An increasingly common tactic involves the use of tailored approaches in recruitment like use of community based settings and groups, as well as the use of “patient navigators”. Community settings outreach effectively tackles the problem of patient identification. For example, to fill the existing wide gap between minorities and the clinical research enterprise, researchers can do outreach in community-based settings and via existing community groups, such as civic groups and neighborhood associations, for recruitment. Hence, designing or adapting recruitment methods that are in accordance with the cultural framework of a targeted population.
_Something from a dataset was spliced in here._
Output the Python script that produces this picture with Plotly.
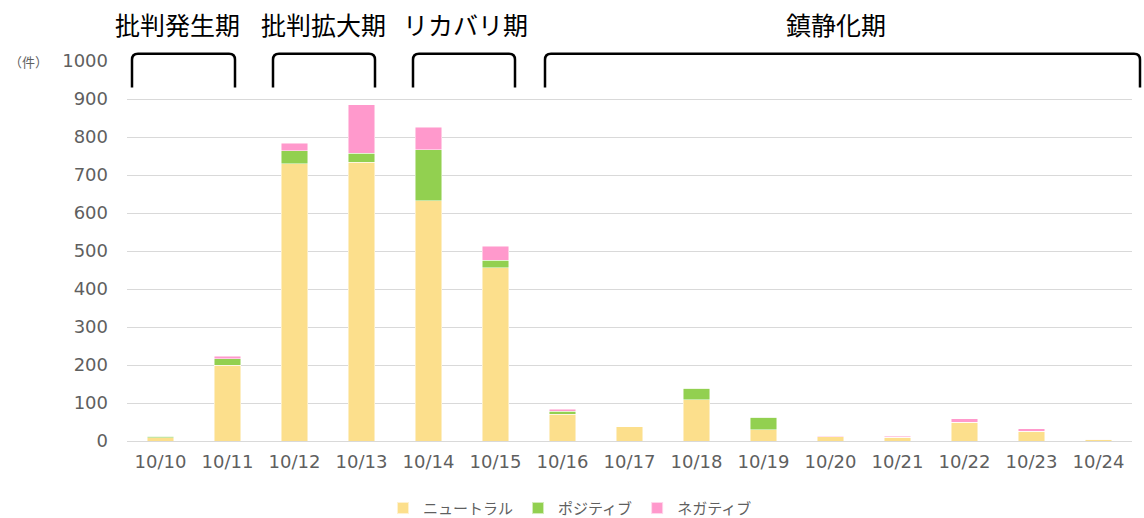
import plotly.graph_objects as go

dates = ["10/10", "10/11", "10/12", "10/13", "10/14", "10/15", "10/16", "10/17",
         "10/18", "10/19", "10/20", "10/21", "10/22", "10/23", "10/24"]
neutral = [8, 200, 729, 733, 632, 456, 71, 38, 108, 30, 11, 10, 50, 26, 4]
positive = [5, 16, 35, 24, 134, 20, 7, 0, 31, 33, 0, 0, 0, 0, 0]
negative = [0, 7, 20, 128, 60, 36, 6, 0, 0, 0, 1, 2, 8, 6, 0]
series_names = ["ニュートラル", "ポジティブ", "ネガティブ"]
colors = ["#FCDF8C", "#92D050", "#FF99CC"]
y_ticks = [0, 100, 200, 300, 400, 500, 600, 700, 800, 900, 1000]
periods = ["批判発生期", "批判拡大期", "リカバリ期", "鎮静化期"]

FONT = "Noto Sans CJK JP, Meiryo, sans-serif"
NUMFONT = "DejaVu Sans, Verdana, sans-serif"
GRAY = "#5F5F5F"

fig = go.Figure()
for name, vals, col in zip(series_names, [neutral, positive, negative], colors):
    fig.add_trace(go.Bar(
        x=dates, y=vals, name=name,
        marker=dict(color=col, line=dict(color="rgba(255,255,255,0.6)", width=0.8)),
        width=0.4,
    ))

# layout geometry (paper coords)
brace_px = [(132, 235), (273, 375), (413, 515), (545, 1140)]
label_px = [177, 323, 465, 836]
L, R, T, B = 127, 1132, 60.7, 440.7
W, H = R - L, B - T


def px2x(p):
    return (p - L) / W


def py2y(p):
    return (B - p) / H


yt = py2y(53.5)
yb = py2y(87.3)
rx = 6 / W
ry = 6 / H
shapes = []
for (a, b) in brace_px:
    x0, x1 = px2x(a), px2x(b)
    path = (f"M {x0},{yb} L {x0},{yt - ry} Q {x0},{yt} {x0 + rx},{yt} "
            f"L {x1 - rx},{yt} Q {x1},{yt} {x1},{yt - ry} L {x1},{yb}")
    shapes.append(dict(type="path", xref="paper", yref="paper", path=path,
                       line=dict(color="black", width=2.5)))

annotations = []
for txt, c in zip(periods, label_px):
    annotations.append(dict(text=txt, x=px2x(c), y=py2y(24), xref="paper", yref="paper",
                            showarrow=False, xanchor="center", yanchor="middle",
                            font=dict(size=25, color="black", family=FONT)))
annotations.append(dict(text="（件）", x=px2x(28), y=py2y(61.5), xref="paper", yref="paper",
                        showarrow=False, xanchor="center", yanchor="middle",
                        font=dict(size=13, color=GRAY, family=FONT)))

fig.update_layout(
    width=1144, height=518,
    barmode="stack",
    plot_bgcolor="white", paper_bgcolor="white",
    margin=dict(l=L, r=1144 - R, t=T, b=518 - B, autoexpand=False),
    font=dict(family=FONT, color=GRAY),
    shapes=shapes,
    annotations=annotations,
    legend=dict(orientation="h", x=px2x(570), xanchor="center", y=py2y(508), yanchor="middle",
                font=dict(size=15, color=GRAY, family=FONT), traceorder="normal",
                itemsizing="constant"),
    xaxis=dict(type="category", tickfont=dict(size=18, color=GRAY, family=NUMFONT),
               showgrid=False, showline=False, ticks="", ticklabelstandoff=8),
    yaxis=dict(range=[0, 1000], tickvals=y_ticks, ticktext=[str(v) for v in y_ticks],
               tickfont=dict(size=18, color=GRAY, family=NUMFONT),
               showgrid=True, gridcolor="#D9D9D9", gridwidth=1.3,
               zeroline=True, zerolinecolor="#D9D9D9", zerolinewidth=1.3,
               showline=False, ticks="", ticklabelstandoff=18),
)

fig.write_html("out.html", config={"displayModeBar": False},
               post_script="document.body.style.margin='0';document.body.style.overflow='hidden';")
On the other hand, the use of patient navigators addresses the recruitment problem after identification. Researchers have recently begun utilizing trained laypersons (“patient navigators”) to engage patients both in their communities and in certain health care settings to increase awareness and enrollment in clinical trials. Patient navigators also increase opportunities for trial participation by guiding patients through the frequently complex series of diagnostics or through the clinical visits required that often precede the identification of suitable clinical trials. Finally, once a patient is offered enrollment in a trial, a patient navigator may facilitate potential participants’ informed decision-making at the point of entry into a trial by addressing their questions about the trial procedures or the informed consent process.
Another growing type of approach includes forging partnerships with disease centered foundations. In fact, this strategy works best with the increasingly available trials targeting rare diseases. Foundations represent a seamless resource to access rare disease patients in a variety of ways. Many of the rare disease foundations created detailed registries of patients across the country that hold information about demography, healthcare institutions and clinics involved and type of care given, etc. Subsequently, these foundations can easily disseminate information regarding symposia, webinars, and available clinical trials to the specific patient population and their care givers. Hence, well founded partnerships with those foundations could go a long way in terms of insuring success of clinical trials by facilitating the access to both the patients and their healthcare providers.
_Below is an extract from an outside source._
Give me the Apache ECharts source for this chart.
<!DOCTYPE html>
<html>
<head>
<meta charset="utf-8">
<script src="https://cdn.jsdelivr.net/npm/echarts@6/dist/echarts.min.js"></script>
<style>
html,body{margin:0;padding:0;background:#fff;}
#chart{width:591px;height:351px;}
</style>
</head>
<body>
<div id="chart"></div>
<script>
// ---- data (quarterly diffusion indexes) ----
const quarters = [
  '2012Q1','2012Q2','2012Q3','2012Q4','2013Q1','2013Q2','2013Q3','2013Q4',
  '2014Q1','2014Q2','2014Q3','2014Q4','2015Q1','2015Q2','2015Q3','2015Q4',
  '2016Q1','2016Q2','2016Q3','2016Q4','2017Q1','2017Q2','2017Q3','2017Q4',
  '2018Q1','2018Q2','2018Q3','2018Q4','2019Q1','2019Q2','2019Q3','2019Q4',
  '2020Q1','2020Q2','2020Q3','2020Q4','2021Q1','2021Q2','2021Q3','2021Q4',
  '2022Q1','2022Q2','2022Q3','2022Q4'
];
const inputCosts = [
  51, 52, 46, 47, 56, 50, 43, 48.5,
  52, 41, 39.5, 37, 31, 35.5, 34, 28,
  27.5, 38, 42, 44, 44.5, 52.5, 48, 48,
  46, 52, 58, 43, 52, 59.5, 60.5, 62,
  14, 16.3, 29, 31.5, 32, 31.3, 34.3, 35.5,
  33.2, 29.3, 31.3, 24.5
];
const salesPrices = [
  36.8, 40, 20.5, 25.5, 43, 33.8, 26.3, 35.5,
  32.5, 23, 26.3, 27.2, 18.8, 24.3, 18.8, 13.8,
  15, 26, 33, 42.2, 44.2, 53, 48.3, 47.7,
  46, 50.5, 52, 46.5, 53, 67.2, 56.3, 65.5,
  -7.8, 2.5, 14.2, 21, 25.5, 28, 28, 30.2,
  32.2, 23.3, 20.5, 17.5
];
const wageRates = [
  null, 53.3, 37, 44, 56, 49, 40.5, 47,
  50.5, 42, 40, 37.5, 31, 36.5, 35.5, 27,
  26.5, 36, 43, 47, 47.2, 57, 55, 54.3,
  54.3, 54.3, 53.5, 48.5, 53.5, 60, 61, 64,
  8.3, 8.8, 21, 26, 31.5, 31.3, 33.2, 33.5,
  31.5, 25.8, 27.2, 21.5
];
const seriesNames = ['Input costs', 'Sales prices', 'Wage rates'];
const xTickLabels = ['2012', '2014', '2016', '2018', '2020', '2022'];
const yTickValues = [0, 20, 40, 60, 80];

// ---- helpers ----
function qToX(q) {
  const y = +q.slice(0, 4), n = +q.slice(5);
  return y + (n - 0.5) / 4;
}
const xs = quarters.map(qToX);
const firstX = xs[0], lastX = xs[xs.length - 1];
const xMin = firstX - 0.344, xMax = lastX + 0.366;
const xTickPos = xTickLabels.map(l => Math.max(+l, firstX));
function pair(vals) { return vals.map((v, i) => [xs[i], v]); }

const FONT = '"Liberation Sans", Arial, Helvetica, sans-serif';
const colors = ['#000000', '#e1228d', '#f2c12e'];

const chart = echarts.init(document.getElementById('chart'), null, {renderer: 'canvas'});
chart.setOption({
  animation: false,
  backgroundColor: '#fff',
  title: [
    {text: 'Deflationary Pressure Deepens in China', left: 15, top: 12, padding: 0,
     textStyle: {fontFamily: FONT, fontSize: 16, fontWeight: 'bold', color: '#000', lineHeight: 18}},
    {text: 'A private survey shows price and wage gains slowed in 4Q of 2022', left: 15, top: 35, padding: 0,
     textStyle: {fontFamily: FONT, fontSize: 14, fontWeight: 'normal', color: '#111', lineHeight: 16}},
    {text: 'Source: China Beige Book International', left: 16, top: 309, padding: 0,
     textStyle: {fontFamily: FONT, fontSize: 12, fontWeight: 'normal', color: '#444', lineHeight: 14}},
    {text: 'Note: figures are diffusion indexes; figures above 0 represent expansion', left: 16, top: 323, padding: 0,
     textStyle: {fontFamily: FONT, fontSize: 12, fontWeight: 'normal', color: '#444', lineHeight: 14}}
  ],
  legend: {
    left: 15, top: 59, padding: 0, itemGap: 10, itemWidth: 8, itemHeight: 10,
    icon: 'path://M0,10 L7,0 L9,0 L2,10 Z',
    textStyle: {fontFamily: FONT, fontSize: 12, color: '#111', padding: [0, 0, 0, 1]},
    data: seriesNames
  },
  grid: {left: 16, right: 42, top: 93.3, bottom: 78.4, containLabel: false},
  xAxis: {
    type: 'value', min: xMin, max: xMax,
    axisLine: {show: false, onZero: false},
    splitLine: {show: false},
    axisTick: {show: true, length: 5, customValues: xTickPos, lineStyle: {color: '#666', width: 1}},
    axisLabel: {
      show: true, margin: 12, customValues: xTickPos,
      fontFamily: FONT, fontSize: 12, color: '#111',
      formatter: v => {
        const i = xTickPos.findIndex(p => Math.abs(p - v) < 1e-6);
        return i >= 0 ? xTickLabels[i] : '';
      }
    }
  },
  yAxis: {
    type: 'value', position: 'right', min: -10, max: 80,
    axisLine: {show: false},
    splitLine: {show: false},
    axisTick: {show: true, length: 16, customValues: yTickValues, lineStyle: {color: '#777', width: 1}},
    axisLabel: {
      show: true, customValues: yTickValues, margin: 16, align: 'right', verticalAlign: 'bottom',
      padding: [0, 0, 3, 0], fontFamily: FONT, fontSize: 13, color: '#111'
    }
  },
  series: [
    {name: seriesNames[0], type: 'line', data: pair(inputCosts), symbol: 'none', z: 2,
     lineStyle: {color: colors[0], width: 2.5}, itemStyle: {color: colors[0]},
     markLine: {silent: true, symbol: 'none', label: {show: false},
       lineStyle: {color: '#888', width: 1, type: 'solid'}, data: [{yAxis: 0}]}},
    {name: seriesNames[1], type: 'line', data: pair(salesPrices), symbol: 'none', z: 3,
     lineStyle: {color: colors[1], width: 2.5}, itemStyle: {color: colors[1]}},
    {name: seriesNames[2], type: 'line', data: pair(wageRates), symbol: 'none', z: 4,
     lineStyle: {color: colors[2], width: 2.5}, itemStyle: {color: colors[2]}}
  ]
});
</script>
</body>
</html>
Finally, social media represents the newest trend in clinical trial recruitment strategy, especially for hard to reach populations. In fact, it allows for out of the box recruitment tactics like boosting posts, promoting websites, events and public fan pages, all of which have proven to be very effective. In an effort to quantify the effectiveness of this method, a recent peer reviewed study showed that social media resulted in an 86% boost in the number of applications initiated and 2.5 times faster recruitment when compared to traditional strategies.
Enrollment of difficult to recruit patient populations constitutes a definite rate limiting step in a clinical trial. Non-traditional methodologies are then required to bypass this obstacle, ensure success and potentially deliver novel lifesaving therapies to understudied patient populations. Hence, it is imperative to continuously explore and optimize alternative strategies for the successful recruitment of hard to access populations.